3) il Municipal borough. È un distretto urbano più importante dal punto di vista storico e demografico, al quale con Royal Charter è stata concessa tale qualifica. I suoi poteri sono identici a quelli dei distretti urbani. Solo il Borough Council ha talvolta poteri di polizia, che non può invece avere mai il Districr council.

4) la Contea. È una circoscrizione amministrativa, che può in certo modo paragonarsi alla nostra provincia. Il County Council provvede alla manutenzione delle strade e dei ponti, al ricovero degli alienati, alla verifica dei pesi e misure, e sovrintende a determinate materie di carattere sanitario, all’istruzione superiore e a quella elementare, eccettuate le grandi città. Esso dispone altresì, in luogo dei consigli di distretto, circa affari sanitari, viabilità, edilizia e piani regolatori, quando detti consigli non provvedano essi stessi per inerzia o per impossibilità.

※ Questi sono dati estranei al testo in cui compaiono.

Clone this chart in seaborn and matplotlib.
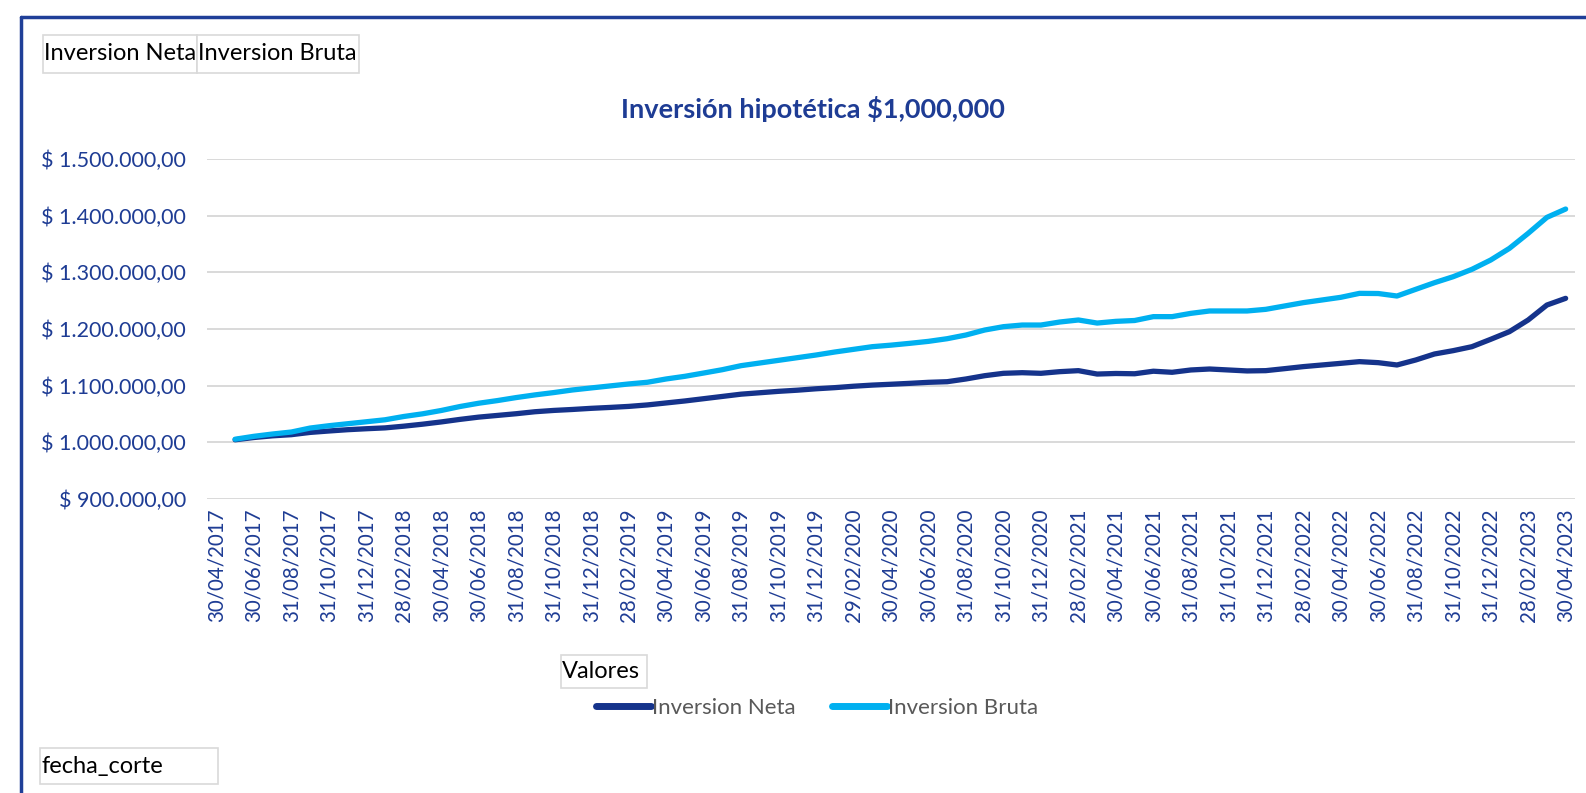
import numpy as np
import pandas as pd
import matplotlib
matplotlib.use("Agg")
import matplotlib.pyplot as plt
from matplotlib.patches import Rectangle
from matplotlib.lines import Line2D
import seaborn as sns

# Month-end cut dates (categories on the x axis)
fechas = pd.date_range("2017-04-30", periods=73, freq=pd.offsets.MonthEnd())

# Values (first month has no value)
inversion_neta = [
    np.nan, 1004500, 1008500, 1011500, 1013500, 1017500, 1020000, 1022300, 1024000, 1025500,
    1028500, 1032000, 1036000, 1040500, 1044500, 1047500, 1050500, 1054000, 1056300, 1058000,
    1060000, 1061600, 1063400, 1066000, 1069500, 1073000, 1077000, 1081000, 1085000, 1087500,
    1090000, 1092000, 1094500, 1096500, 1099000, 1101000, 1102500, 1104100, 1105900, 1107000,
    1111800, 1117600, 1121800, 1122900, 1121800, 1124700, 1126500, 1120500, 1121500, 1121000,
    1125500, 1123600, 1127700, 1129400, 1127700, 1126000, 1126500, 1130000, 1133600, 1136500,
    1139400, 1142400, 1140600, 1136500, 1145300, 1155900, 1161800, 1168800, 1181800, 1195300,
    1215900, 1242300, 1254100,
]
inversion_bruta = [
    np.nan, 1005500, 1010600, 1014700, 1018200, 1025200, 1029300, 1032800, 1036300, 1039800,
    1045600, 1050300, 1056200, 1063200, 1069000, 1073700, 1079000, 1083700, 1087800, 1092400,
    1096000, 1099500, 1103000, 1106000, 1111800, 1116500, 1122300, 1128200, 1135300, 1140000,
    1144700, 1149400, 1154100, 1159400, 1164100, 1168800, 1171500, 1174700, 1178200, 1182900,
    1189400, 1198200, 1204100, 1207000, 1207000, 1212300, 1215900, 1210500, 1213500, 1215000,
    1221800, 1221800, 1227600, 1231800, 1231800, 1231800, 1234700, 1240600, 1246500, 1251200,
    1255900, 1262900, 1262600, 1258200, 1270000, 1281700, 1292300, 1305300, 1321700, 1342300,
    1368800, 1397000, 1411700,
]
series = ["Inversion Neta", "Inversion Bruta"]
colores = {"Inversion Neta": "#15338B", "Inversion Bruta": "#00B0F0"}
y_ticks = [900000, 1000000, 1100000, 1200000, 1300000, 1400000, 1500000]

sns.set_theme(style="white")
plt.rcParams["font.family"] = ["Lato", "DejaVu Sans"]

W, H = 1586, 793
azul = "#1E3C94"


def fx(x):
    return x / W


def fy(y):
    return 1 - y / H


df = pd.DataFrame({"pos": np.arange(len(fechas)),
                   "Inversion Neta": inversion_neta,
                   "Inversion Bruta": inversion_bruta})
largo = df.melt(id_vars="pos", value_vars=series, var_name="serie", value_name="valor")

fig = plt.figure(figsize=(W / 100, H / 100), dpi=100)
ax = fig.add_axes([fx(207), fy(499), fx(1575) - fx(207), fy(159) - fy(499)])

sns.lineplot(data=largo, x="pos", y="valor", hue="serie", hue_order=series,
             palette=colores, linewidth=3.8, ax=ax, legend=False,
             solid_capstyle="round", solid_joinstyle="round")

ax.set_xlim(-0.5, len(fechas) - 0.5)
ax.set_ylim(y_ticks[0], y_ticks[-1])
ax.set_yticks(y_ticks)
ax.set_yticklabels(["\\$ " + f"{v:,.2f}".replace(",", "X").replace(".", ",").replace("X", ".")
                    for v in y_ticks])
pos_ticks = list(range(0, len(fechas), 2))
ax.set_xticks(pos_ticks)
ax.set_xticklabels([fechas[i].strftime("%d/%m/%Y") for i in pos_ticks], rotation=90)
ax.set_xlabel("")
ax.set_ylabel("")
ax.yaxis.grid(True, color="#D9D9D9", linewidth=1.4)
ax.xaxis.grid(False)
ax.set_axisbelow(True)
for s in ax.spines.values():
    s.set_visible(False)
ax.tick_params(axis="y", length=0, pad=15, labelsize=15.5, labelcolor=azul)
ax.tick_params(axis="x", length=0, pad=7, labelsize=14.8, labelcolor=azul)

# title
fig.text(fx(813), fy(109), "Inversión hipotética \\$1,000,000", ha="center", va="center",
         fontsize=19.5, fontweight="bold", color=azul)

# chart border (left and top)
fig.add_artist(Line2D([fx(21), fx(21)], [fy(17), 0], color="#1F3F98", linewidth=2.5))
fig.add_artist(Line2D([fx(21), 1], [fy(17), fy(17)], color="#1F3F98", linewidth=2.5))


def caja(x0, y0, x1, y1, texto):
    fig.add_artist(Rectangle((fx(x0), fy(y1)), fx(x1) - fx(x0), fy(y0) - fy(y1),
                             facecolor="white", edgecolor="#D9D9D9", linewidth=1.2))
    fig.text(fx(x0 + 1), fy((y0 + y1) / 2), texto, ha="left", va="center",
             fontsize=17, color="black")


caja(43, 35, 197, 73, "Inversion Neta")
caja(197, 35, 359, 73, "Inversion Bruta")
caja(561, 655, 647, 688, "Valores")
caja(40, 748, 218, 784, "fecha_corte")

handles = [Line2D([], [], color=colores[s], linewidth=5, solid_capstyle="round") for s in series]
fig.legend(handles, series, loc="center", bbox_to_anchor=(fx(817), fy(708)), ncol=2,
           frameon=False, fontsize=16, labelcolor="#595959", handlelength=2.5,
           handletextpad=0.05, columnspacing=1.6)

fig.savefig("out.png", dpi=100, facecolor="white")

Occorre peraltro tener presente che esistono 88 città alle quali, a norma del Local Government Act del 1888, è stata concessa qualifica di County boroughs e come tali hanno al tempo stesso i poteri conferiti ai boroughs e alla County.

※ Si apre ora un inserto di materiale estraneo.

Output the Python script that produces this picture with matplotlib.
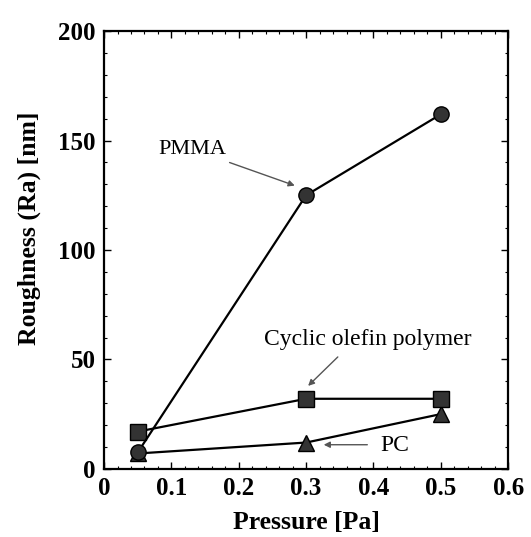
import matplotlib.pyplot as plt
from matplotlib.ticker import MultipleLocator

pressure = [0.05, 0.3, 0.5]
pmma = [7.5, 125, 162]
cop = [17, 32, 32]
pc = [7, 12, 25]

plt.rcParams['font.family'] = ['Liberation Serif', 'DejaVu Serif']

fig = plt.figure(figsize=(5.31, 5.37), dpi=100)
ax = fig.add_axes([0.196, 0.127, 0.761, 0.815])

ax.plot(pressure, pc, '-^', color='black', markersize=11, linewidth=1.6, markerfacecolor='#333333')
ax.plot(pressure, cop, '-s', color='black', markersize=11, linewidth=1.6, markerfacecolor='#333333')
ax.plot(pressure, pmma, '-o', color='black', markersize=11, linewidth=1.6, markerfacecolor='#333333')

ax.set_xlim(0, 0.6)
ax.set_ylim(0, 200)
ax.xaxis.set_major_locator(MultipleLocator(0.1))
ax.xaxis.set_minor_locator(MultipleLocator(0.02))
ax.yaxis.set_major_locator(MultipleLocator(50))
ax.yaxis.set_minor_locator(MultipleLocator(10))
ax.set_xticks([0, 0.1, 0.2, 0.3, 0.4, 0.5, 0.6])
ax.set_xticklabels(['0', '0.1', '0.2', '0.3', '0.4', '0.5', '0.6'])
ax.tick_params(which='both', direction='in', top=True, right=True)
ax.tick_params(which='major', length=5, width=1, labelsize=18, pad=6)
ax.tick_params(which='minor', length=2.5, width=0.8)
for lab in ax.get_xticklabels() + ax.get_yticklabels():
    lab.set_fontweight('bold')
for s in ax.spines.values():
    s.set_linewidth(1.6)

ax.set_xlabel('Pressure [Pa]', fontsize=18.5, fontweight='bold', labelpad=8)
ax.set_ylabel('Roughness (Ra) [nm]', fontsize=18.5, fontweight='bold')
ax.yaxis.set_label_coords(-0.155, 0.55)

arrow = dict(arrowstyle='-|>', color='#555555', lw=1, mutation_scale=9)
ax.annotate('PMMA', xy=(0.287, 129), xytext=(0.131, 146), fontsize=16,
            ha='center', va='center', arrowprops=arrow)
ax.annotate('', xy=(0.30, 37), xytext=(0.35, 52), arrowprops=arrow)
ax.text(0.392, 59, 'Cyclic olefin polymer', fontsize=17, ha='center', va='center')
ax.annotate('', xy=(0.322, 11), xytext=(0.395, 11), arrowprops=arrow)
ax.text(0.432, 10.5, 'PC', fontsize=17, ha='center', va='center')

fig.savefig('out.png', dpi=100)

Londra forma una Contea a sé che comprende la City (avente una superficie di un miglio quadrato) e 28 metropolitan boroughs aventi gli stessi poteri degli altri boroughs, salvo alcuni che sono stati trasferiti al London County Council per attuare uniformità di azione in tutto il vastissimo aggregato urbano.

[2]Il Ministero dell’Igiene, succeduto nel 1919 all’antico Local Government Board, ha compiti ben più vasti di quelli che il suo nome potrebbe far supporre, avvicinandosi sotto molti punti di vista al nostro Ministero dell’Interno. Fra l’altro esso rappresenta la suprema autorità nel campo urbanistico, essendo competente e decidere in via definitiva su tutte le questioni che possano sorgere fra i vari enti locali o fra questi e i proprietari d’immobili, sia in sede di approvazione del piano regolatore, sia sia durante la sua attuazione

[3] Cfr. Henry Puget, “La législation anglaise en matière d’urbanisme”, Revue Internationale des Sciences Administratives, n. 2 1931.